◆ Materials provided ◆
--------------------------------------------------

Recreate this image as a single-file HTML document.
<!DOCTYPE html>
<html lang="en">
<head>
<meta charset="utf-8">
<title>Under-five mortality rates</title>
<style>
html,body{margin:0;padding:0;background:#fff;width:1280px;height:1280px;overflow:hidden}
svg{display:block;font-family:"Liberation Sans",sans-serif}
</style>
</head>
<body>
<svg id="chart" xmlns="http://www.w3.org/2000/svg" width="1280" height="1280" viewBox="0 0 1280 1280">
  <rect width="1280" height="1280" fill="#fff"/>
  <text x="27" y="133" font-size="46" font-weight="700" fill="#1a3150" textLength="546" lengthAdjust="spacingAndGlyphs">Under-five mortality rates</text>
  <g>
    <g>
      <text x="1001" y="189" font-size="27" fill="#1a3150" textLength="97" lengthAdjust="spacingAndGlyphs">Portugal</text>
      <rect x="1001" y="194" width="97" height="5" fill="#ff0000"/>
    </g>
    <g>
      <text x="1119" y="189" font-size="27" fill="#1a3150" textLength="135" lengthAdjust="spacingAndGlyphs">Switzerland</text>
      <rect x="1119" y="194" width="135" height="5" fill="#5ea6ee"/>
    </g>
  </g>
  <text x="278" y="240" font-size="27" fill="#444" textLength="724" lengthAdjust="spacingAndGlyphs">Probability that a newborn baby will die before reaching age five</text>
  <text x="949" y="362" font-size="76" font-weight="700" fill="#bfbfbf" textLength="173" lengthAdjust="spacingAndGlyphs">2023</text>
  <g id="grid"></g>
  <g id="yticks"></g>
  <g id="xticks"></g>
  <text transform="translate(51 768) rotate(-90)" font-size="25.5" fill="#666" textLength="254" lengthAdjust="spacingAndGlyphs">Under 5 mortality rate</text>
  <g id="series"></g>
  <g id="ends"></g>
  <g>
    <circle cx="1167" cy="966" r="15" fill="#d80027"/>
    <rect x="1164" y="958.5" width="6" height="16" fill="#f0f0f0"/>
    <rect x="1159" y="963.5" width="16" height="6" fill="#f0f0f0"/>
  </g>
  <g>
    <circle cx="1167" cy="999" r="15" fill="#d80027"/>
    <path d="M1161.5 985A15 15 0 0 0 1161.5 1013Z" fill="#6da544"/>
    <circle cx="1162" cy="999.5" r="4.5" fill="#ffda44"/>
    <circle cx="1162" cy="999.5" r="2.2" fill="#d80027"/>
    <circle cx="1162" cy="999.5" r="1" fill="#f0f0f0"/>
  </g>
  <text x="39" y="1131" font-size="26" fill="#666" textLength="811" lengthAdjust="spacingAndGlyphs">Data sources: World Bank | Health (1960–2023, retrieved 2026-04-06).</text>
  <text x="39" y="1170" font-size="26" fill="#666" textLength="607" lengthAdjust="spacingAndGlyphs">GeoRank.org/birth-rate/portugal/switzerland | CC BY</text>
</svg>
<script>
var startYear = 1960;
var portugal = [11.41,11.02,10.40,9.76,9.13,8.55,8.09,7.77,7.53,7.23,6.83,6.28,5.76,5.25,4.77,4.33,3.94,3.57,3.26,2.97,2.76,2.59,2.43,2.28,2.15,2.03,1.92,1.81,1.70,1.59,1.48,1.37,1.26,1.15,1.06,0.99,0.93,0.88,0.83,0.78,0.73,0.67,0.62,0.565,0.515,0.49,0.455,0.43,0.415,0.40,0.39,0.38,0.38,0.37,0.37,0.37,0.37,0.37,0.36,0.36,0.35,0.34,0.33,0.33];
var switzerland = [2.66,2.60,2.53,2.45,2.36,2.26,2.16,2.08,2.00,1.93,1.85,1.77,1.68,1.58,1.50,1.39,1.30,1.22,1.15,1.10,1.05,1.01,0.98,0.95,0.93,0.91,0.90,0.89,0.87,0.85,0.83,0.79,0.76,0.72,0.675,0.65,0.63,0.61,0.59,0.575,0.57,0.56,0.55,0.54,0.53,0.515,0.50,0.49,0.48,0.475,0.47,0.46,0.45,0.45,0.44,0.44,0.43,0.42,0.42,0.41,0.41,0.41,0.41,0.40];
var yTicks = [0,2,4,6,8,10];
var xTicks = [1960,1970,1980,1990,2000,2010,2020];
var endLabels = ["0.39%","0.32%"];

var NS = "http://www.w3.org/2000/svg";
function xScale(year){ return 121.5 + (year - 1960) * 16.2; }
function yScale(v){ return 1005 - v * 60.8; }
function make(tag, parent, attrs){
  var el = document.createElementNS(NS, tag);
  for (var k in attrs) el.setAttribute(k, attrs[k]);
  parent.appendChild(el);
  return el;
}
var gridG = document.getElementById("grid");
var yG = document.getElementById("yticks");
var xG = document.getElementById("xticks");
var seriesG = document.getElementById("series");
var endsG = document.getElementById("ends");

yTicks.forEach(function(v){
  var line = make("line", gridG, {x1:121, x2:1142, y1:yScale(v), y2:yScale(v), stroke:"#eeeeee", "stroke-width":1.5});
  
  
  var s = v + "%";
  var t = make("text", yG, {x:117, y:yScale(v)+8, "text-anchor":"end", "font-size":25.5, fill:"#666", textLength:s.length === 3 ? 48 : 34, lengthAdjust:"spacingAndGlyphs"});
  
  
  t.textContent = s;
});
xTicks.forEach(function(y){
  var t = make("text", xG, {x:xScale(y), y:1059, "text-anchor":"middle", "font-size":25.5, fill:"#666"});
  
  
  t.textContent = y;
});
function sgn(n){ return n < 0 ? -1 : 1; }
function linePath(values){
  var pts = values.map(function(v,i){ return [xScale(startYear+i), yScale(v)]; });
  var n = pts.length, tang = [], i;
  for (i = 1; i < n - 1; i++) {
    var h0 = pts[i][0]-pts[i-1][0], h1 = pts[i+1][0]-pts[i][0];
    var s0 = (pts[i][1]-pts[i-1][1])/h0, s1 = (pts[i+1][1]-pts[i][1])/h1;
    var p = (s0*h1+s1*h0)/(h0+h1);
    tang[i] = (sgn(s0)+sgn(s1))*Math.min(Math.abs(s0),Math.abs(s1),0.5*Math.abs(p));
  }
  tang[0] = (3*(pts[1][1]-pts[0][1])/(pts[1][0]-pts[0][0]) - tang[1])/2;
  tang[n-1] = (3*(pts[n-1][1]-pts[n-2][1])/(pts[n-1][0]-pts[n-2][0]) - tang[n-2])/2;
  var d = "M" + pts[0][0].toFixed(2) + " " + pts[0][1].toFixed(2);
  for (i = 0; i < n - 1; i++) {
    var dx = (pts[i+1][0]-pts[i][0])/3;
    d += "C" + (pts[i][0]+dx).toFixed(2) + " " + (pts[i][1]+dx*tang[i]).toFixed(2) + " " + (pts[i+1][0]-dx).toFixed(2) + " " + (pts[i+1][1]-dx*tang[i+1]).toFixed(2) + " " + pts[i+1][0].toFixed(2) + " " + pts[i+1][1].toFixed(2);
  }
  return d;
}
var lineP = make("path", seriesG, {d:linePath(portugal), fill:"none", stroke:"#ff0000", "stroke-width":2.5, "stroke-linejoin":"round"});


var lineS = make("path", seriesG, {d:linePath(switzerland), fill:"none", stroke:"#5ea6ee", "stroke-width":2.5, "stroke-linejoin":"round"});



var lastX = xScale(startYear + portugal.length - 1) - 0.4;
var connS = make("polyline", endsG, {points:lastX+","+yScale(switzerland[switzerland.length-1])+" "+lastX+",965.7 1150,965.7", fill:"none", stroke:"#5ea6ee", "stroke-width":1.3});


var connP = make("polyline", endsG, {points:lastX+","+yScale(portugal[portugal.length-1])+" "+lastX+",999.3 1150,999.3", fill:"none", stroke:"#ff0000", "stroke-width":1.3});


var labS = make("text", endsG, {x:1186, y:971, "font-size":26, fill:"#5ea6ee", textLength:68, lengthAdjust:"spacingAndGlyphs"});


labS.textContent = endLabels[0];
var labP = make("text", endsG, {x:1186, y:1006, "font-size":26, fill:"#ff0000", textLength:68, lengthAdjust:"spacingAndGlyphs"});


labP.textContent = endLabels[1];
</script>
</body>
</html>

--------------------------------------------------

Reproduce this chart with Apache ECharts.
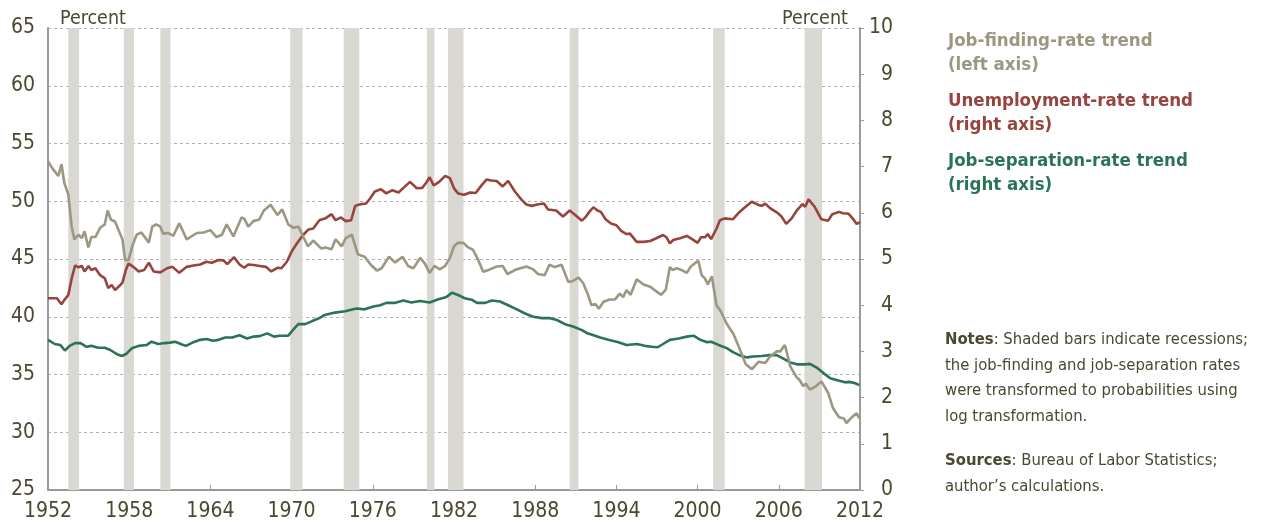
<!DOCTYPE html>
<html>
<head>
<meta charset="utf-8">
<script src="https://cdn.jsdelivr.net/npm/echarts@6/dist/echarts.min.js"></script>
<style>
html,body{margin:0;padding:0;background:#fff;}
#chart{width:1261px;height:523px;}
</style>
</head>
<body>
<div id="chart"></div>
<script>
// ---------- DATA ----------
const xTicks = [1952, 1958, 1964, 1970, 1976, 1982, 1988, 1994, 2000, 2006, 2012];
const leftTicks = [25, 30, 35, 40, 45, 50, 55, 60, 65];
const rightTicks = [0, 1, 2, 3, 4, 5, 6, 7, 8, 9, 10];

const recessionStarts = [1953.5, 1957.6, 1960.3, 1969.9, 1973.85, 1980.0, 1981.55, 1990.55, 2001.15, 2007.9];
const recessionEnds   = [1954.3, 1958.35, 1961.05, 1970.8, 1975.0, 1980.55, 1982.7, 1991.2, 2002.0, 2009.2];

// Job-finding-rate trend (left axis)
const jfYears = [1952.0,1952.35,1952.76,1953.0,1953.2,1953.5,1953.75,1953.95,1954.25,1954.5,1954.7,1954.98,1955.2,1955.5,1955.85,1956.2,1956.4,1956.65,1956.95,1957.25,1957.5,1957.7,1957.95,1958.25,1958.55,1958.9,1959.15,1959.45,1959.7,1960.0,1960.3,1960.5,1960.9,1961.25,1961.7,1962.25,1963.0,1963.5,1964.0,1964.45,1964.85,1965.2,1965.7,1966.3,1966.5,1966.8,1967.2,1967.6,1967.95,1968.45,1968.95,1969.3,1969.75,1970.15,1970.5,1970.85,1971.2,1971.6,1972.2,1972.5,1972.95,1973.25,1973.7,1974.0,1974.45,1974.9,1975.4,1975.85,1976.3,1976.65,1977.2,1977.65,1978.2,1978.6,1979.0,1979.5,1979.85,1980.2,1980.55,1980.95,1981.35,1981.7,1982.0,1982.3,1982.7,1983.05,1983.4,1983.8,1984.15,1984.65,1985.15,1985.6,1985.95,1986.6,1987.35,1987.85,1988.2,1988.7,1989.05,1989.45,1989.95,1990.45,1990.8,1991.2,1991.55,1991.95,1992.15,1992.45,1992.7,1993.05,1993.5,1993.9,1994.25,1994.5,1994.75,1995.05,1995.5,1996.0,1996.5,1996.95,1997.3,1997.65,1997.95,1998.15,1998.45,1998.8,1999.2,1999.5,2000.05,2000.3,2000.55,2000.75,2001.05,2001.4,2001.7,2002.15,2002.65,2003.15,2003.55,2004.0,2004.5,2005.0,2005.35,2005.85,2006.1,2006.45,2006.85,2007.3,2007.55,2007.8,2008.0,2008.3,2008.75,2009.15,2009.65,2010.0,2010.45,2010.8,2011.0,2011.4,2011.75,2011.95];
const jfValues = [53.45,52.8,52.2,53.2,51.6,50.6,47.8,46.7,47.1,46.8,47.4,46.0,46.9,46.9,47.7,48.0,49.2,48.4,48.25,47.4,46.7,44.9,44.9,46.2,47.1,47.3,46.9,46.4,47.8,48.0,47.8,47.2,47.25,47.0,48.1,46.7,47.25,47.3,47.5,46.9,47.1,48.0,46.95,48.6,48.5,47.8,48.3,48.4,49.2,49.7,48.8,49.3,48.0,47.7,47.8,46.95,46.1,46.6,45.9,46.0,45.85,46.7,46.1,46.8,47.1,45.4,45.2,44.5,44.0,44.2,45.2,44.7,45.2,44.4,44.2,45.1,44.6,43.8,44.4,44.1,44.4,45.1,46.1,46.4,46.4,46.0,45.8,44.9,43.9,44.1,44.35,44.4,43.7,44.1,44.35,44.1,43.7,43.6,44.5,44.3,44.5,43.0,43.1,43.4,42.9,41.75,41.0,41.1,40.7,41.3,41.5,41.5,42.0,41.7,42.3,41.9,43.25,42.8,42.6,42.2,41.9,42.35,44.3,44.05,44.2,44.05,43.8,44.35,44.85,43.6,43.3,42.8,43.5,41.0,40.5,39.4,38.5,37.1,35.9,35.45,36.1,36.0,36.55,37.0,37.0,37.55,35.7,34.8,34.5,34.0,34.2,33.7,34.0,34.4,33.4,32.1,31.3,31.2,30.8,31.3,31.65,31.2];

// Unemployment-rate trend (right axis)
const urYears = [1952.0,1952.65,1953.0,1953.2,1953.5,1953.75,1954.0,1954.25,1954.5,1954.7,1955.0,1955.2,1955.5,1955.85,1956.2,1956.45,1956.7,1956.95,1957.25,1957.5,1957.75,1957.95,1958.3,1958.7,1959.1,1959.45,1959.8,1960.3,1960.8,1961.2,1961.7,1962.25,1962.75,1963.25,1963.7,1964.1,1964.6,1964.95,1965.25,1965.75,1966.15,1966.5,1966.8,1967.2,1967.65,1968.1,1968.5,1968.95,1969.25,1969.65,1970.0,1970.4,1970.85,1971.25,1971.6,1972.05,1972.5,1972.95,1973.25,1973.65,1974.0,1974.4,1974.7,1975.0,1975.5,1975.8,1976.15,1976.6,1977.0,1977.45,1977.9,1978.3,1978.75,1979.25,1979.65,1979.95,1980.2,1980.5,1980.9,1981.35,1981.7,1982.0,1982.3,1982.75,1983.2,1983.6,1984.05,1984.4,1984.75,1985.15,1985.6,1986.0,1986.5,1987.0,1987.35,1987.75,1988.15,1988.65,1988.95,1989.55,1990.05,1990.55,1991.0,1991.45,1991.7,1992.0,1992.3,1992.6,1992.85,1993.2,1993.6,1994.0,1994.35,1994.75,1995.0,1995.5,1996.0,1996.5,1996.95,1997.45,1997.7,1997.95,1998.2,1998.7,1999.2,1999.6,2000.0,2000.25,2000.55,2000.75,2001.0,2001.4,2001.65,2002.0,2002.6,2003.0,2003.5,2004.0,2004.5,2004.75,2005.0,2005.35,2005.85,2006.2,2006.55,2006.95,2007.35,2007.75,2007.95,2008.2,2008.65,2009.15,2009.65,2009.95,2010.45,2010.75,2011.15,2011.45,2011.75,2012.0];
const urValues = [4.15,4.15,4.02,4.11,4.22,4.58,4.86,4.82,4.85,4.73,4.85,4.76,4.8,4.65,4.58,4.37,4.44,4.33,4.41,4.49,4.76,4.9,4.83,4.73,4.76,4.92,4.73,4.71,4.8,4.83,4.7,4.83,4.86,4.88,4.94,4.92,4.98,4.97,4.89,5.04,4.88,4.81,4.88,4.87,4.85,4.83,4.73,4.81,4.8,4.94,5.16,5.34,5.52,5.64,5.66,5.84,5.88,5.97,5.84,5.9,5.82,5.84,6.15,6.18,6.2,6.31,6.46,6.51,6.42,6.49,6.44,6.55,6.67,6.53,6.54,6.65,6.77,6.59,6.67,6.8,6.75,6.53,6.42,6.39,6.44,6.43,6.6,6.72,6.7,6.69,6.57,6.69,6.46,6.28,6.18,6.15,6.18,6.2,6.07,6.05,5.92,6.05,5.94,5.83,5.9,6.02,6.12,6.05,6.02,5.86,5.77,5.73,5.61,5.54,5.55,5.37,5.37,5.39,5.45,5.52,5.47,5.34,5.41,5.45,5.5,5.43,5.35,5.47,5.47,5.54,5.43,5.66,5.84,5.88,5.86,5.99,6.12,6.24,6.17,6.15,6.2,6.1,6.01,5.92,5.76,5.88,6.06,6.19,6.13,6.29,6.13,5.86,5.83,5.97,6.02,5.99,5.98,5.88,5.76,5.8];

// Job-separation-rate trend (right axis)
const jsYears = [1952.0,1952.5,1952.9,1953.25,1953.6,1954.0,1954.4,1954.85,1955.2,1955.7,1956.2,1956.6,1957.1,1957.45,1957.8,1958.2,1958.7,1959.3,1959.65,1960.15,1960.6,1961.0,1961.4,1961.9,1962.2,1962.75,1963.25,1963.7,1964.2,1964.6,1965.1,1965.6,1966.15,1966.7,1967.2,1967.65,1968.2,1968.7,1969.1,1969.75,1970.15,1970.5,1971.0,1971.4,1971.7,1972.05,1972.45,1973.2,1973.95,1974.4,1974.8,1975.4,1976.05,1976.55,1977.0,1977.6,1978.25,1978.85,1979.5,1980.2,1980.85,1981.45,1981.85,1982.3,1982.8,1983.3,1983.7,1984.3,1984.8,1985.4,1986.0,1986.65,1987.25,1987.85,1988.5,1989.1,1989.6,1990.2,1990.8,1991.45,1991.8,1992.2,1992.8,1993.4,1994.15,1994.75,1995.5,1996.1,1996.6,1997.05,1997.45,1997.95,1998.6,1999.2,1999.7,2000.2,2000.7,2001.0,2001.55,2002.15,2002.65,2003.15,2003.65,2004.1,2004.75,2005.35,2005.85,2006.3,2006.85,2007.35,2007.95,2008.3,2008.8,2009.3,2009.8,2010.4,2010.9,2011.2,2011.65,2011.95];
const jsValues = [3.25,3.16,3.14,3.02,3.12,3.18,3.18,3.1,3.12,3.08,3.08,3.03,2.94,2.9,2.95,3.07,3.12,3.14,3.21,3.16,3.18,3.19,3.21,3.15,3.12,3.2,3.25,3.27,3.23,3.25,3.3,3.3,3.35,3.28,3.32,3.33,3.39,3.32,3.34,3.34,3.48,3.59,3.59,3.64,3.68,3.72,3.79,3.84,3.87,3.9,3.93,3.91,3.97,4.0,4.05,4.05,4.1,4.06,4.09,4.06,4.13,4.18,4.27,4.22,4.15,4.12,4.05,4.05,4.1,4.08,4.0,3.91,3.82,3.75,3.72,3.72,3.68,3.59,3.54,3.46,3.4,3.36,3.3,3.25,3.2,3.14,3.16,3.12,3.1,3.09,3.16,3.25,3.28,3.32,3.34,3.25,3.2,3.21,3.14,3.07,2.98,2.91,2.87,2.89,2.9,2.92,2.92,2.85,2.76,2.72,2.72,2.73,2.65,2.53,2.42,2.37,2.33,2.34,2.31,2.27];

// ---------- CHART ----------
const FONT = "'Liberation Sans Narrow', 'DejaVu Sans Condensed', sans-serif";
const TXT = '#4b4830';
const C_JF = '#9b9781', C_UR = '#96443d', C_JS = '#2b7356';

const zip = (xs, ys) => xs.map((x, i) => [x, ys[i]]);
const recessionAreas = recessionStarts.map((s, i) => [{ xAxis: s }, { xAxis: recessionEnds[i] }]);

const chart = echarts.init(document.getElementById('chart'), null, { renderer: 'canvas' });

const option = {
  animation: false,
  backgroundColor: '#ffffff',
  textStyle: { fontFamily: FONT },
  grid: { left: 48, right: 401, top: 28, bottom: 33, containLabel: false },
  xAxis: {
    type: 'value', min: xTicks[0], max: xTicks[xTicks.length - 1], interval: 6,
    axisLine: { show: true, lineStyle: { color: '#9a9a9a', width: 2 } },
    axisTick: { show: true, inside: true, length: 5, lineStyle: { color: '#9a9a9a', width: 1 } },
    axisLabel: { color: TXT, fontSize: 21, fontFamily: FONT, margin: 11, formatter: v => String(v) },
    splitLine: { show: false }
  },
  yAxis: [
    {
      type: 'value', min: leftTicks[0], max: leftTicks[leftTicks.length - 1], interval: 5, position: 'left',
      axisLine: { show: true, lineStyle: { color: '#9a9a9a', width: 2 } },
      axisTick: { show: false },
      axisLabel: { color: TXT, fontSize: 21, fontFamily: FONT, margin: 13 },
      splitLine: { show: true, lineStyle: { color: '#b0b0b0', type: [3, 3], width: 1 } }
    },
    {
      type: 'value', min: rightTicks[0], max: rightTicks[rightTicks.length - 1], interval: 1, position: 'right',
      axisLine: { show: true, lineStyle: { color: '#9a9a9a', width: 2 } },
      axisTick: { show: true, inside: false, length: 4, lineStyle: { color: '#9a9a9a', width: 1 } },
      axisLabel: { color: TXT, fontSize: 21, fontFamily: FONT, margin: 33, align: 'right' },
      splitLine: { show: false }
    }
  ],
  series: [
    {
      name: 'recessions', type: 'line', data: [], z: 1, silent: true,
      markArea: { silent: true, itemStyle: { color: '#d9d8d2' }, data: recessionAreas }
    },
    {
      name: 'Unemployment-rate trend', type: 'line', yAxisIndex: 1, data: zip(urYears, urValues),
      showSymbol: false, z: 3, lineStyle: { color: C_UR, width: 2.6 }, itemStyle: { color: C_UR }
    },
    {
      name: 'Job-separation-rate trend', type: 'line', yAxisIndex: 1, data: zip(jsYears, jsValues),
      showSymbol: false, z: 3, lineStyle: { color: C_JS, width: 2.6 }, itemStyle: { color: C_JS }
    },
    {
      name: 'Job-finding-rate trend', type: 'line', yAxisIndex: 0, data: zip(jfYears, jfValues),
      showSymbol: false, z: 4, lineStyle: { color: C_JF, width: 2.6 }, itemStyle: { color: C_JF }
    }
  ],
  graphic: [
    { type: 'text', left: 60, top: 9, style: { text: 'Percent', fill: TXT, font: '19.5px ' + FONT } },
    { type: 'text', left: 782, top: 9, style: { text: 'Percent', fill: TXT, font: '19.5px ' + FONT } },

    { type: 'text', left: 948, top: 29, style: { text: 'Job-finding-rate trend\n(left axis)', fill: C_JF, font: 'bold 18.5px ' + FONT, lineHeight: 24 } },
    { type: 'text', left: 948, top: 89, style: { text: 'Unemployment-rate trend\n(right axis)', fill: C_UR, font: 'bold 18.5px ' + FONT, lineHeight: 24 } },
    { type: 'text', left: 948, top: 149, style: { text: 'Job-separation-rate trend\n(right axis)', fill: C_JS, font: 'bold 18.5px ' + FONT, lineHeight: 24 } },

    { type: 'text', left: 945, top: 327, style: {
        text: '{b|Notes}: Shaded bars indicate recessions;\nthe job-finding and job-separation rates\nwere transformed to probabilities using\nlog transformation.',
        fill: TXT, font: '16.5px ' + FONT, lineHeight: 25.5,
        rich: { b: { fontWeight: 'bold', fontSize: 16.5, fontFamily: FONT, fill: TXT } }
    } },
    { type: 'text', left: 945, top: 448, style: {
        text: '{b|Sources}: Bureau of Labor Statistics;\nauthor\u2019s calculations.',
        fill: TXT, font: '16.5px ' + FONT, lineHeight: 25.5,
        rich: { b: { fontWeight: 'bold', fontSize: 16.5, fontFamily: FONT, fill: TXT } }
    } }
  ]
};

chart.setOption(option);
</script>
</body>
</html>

--------------------------------------------------

Where a line contains "this", copy that line.

◆ Exercise answer ◆
Recreate this image as a single-file HTML document.
Reproduce this chart with Apache ECharts.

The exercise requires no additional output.